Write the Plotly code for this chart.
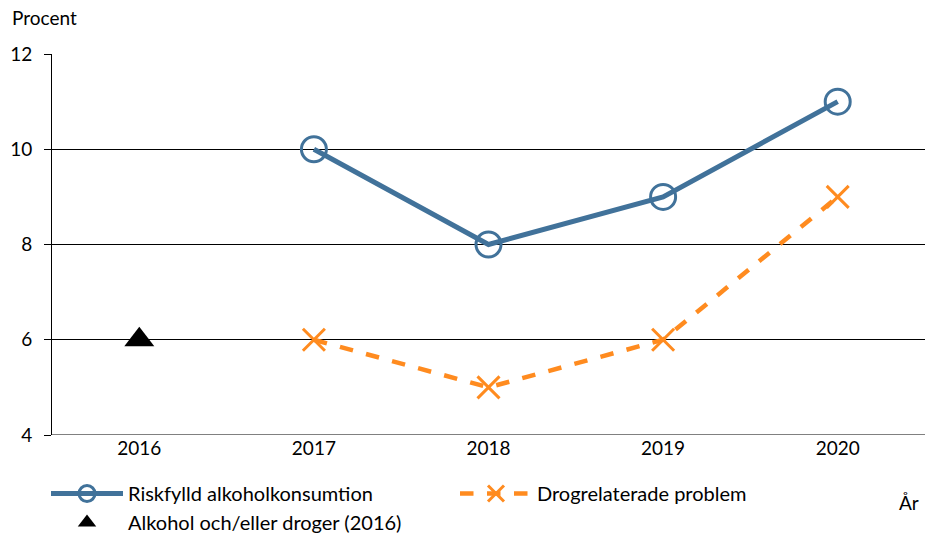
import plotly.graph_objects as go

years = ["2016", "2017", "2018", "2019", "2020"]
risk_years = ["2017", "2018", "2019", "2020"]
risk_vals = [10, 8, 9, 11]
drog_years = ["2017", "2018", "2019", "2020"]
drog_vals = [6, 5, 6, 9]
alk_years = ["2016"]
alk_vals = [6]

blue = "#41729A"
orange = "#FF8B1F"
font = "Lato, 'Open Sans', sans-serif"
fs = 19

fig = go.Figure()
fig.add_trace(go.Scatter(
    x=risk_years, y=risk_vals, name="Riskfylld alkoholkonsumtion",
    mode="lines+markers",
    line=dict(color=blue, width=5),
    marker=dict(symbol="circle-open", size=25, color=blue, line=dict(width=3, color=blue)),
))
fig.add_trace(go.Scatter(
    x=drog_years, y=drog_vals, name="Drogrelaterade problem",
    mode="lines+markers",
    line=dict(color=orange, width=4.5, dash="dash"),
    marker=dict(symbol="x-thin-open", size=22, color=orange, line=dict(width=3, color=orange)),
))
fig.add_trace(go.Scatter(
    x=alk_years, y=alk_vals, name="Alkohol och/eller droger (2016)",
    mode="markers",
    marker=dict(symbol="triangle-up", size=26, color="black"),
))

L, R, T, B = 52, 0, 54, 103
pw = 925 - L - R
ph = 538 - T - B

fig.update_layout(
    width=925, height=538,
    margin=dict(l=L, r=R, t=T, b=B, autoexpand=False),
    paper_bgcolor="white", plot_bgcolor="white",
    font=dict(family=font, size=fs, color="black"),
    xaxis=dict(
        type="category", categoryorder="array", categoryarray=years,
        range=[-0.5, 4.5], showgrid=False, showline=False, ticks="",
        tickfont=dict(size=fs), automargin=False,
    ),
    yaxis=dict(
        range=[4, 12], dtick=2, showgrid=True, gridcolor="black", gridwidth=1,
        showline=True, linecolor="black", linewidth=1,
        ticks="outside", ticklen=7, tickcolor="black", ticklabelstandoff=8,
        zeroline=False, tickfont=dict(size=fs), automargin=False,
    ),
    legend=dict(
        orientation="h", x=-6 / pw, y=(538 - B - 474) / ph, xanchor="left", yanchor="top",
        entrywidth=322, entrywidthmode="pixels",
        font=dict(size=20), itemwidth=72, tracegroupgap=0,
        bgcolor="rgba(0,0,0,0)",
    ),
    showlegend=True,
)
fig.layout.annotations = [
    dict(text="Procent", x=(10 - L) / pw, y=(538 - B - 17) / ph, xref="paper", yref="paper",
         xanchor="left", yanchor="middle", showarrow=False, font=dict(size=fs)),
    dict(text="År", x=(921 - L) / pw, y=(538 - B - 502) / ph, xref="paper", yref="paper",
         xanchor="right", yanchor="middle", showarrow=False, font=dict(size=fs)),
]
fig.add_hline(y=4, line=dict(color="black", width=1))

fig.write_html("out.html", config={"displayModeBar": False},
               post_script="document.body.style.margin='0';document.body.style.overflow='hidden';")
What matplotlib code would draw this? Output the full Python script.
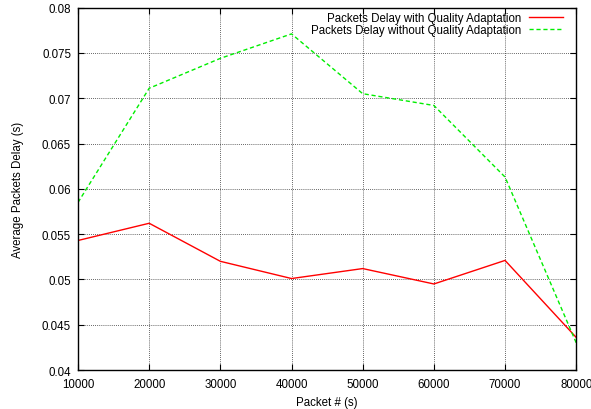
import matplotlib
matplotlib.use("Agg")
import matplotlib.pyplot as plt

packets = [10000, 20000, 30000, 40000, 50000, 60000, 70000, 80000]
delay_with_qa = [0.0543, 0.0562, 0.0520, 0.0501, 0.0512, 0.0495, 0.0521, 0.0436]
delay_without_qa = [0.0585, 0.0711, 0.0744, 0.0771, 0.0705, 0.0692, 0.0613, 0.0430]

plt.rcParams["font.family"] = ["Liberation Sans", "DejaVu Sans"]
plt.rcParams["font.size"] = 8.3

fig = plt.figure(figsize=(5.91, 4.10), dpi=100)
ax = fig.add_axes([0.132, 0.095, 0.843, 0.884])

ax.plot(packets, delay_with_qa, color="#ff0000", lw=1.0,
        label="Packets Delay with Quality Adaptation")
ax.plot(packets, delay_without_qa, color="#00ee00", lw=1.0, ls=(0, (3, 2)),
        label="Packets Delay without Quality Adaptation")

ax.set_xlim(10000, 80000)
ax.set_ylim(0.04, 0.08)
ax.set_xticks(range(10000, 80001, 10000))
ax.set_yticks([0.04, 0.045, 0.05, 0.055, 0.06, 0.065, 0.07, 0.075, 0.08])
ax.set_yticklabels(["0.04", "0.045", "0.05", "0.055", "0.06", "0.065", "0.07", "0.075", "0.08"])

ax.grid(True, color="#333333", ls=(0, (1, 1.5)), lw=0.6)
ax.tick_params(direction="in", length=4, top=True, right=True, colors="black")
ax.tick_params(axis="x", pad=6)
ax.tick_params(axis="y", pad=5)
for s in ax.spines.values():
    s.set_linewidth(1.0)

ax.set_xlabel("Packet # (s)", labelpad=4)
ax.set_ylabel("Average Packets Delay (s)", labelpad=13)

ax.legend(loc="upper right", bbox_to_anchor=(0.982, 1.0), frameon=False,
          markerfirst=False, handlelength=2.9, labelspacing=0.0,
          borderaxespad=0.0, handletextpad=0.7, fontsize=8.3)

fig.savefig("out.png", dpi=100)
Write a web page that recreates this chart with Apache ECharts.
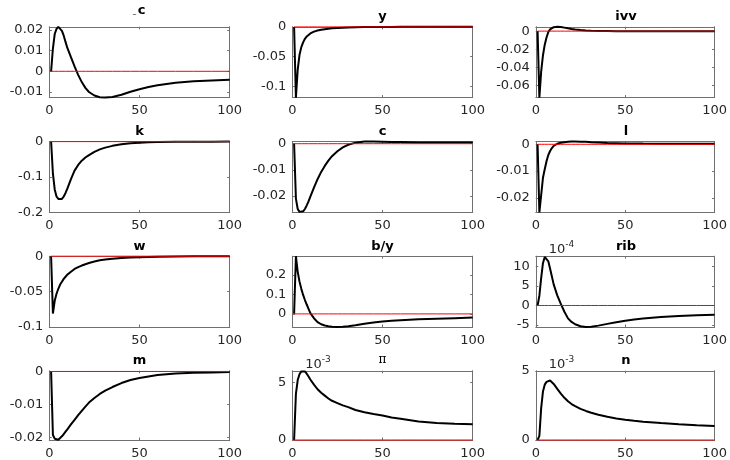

+++

What this task involves | Gather and return every line that holds the string "matplotlib".

Exercise answer |
What matplotlib code would draw this? Output the full Python script.
import matplotlib
matplotlib.use("Agg")
import matplotlib.pyplot as plt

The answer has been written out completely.